Beijing Automotive Industry Holding Corp. (BAIC), the fifth largest automobile firm in China, is joining other ambitious domestic peers taking advantage of the global auto industry downturn to snatch up beaten-down foreign assets.

At a press briefing on December 23, the company announced it had inked an agreement with the troubled U.S. auto giant General Motors Corp. (GM) to purchase certain assets of Saab, a premium Swedish auto brand.

The deal is the latest in a string of agreements between Chinese carmakers and their Western counterparts as Chinese companies look to bolster their global profile.

Under the deal, BAIC, with a 20-billion yuan ($2.93 billion) credit line from the Bank of China, will pay $200 million for intellectual property rights to Saab's 9-5 and 9-3 sedans and some equipment to manufacture those models.

Rather than buying the whole brand, BAIC is looking specifically to acquire Saab's technological assets, said Xu Heyi, Chairman of BAIC, at the press conference. "Some said BAIC spent a fortune simply buying a few Saab models and engines. I don't think that's correct."

Xu noted the deal was the first time a Chinese company bought the intellectual property rights or the "ownership" of a foreign car brand, rather than the use right. The acquisition will save BAIC five to six years of research and development.

At the December 23 press conference, BAIC announced that it would invest 33 billion yuan ($4.83 billion) to build up a "Beijing" brand vehicle in the next three years by making use of the acquired Saab engine technology. The company's long-term objectives include plans to build the independently developed "Beijing" car into an internationally recognized auto brand that will be sold worldwide.

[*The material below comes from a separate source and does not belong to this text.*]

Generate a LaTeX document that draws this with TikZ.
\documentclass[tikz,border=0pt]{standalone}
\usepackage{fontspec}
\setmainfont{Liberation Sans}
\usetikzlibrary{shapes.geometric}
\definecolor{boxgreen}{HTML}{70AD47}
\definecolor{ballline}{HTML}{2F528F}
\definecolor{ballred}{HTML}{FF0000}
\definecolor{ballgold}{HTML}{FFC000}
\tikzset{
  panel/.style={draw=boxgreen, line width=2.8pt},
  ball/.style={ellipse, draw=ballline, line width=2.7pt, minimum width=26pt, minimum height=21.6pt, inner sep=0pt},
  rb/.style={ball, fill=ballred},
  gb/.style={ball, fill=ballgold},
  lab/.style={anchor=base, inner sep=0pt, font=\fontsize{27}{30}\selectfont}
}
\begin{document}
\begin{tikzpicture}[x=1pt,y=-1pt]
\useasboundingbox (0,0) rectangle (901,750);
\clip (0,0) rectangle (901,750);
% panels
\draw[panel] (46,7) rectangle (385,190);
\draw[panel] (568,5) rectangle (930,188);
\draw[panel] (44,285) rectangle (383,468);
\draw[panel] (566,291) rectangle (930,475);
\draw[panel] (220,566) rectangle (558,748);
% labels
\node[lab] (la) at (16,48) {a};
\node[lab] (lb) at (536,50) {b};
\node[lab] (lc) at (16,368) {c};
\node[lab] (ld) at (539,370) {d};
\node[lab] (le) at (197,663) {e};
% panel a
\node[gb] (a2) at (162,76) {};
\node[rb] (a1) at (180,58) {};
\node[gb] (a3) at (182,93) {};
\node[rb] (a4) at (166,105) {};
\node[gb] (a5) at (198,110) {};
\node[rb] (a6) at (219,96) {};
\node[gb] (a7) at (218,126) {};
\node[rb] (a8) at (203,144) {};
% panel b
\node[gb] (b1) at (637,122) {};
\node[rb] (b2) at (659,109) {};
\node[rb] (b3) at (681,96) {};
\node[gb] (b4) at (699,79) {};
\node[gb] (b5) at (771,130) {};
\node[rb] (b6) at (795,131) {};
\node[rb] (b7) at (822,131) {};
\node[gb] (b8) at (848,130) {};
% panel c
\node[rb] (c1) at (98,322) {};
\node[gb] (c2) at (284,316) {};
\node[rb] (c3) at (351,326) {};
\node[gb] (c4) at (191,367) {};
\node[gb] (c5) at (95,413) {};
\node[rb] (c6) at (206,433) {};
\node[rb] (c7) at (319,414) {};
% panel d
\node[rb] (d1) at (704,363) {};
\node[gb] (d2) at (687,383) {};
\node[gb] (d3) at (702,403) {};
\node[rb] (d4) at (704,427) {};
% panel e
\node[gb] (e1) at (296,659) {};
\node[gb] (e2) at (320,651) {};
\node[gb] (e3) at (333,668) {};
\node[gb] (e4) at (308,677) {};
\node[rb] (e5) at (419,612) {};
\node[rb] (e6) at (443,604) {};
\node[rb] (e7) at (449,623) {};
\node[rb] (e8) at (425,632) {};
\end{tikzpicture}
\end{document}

BAIC is a state-owned Chinese auto firm with an annual output of nearly 1 million units, while Saab is known for its sleek and distinctive designs that command a small but loyal customer base.

Saab's fate

The deal has been widely seen as a step forward in BAIC's efforts to strengthen its technology and design, as well as a relief for GM now under pressure to offload financially distressed units.

In 1990, GM paid $600 million for a 50-percent stake in Saab and another $125 million in 2000 for the rest of the company, one of the most popular Swedish brands.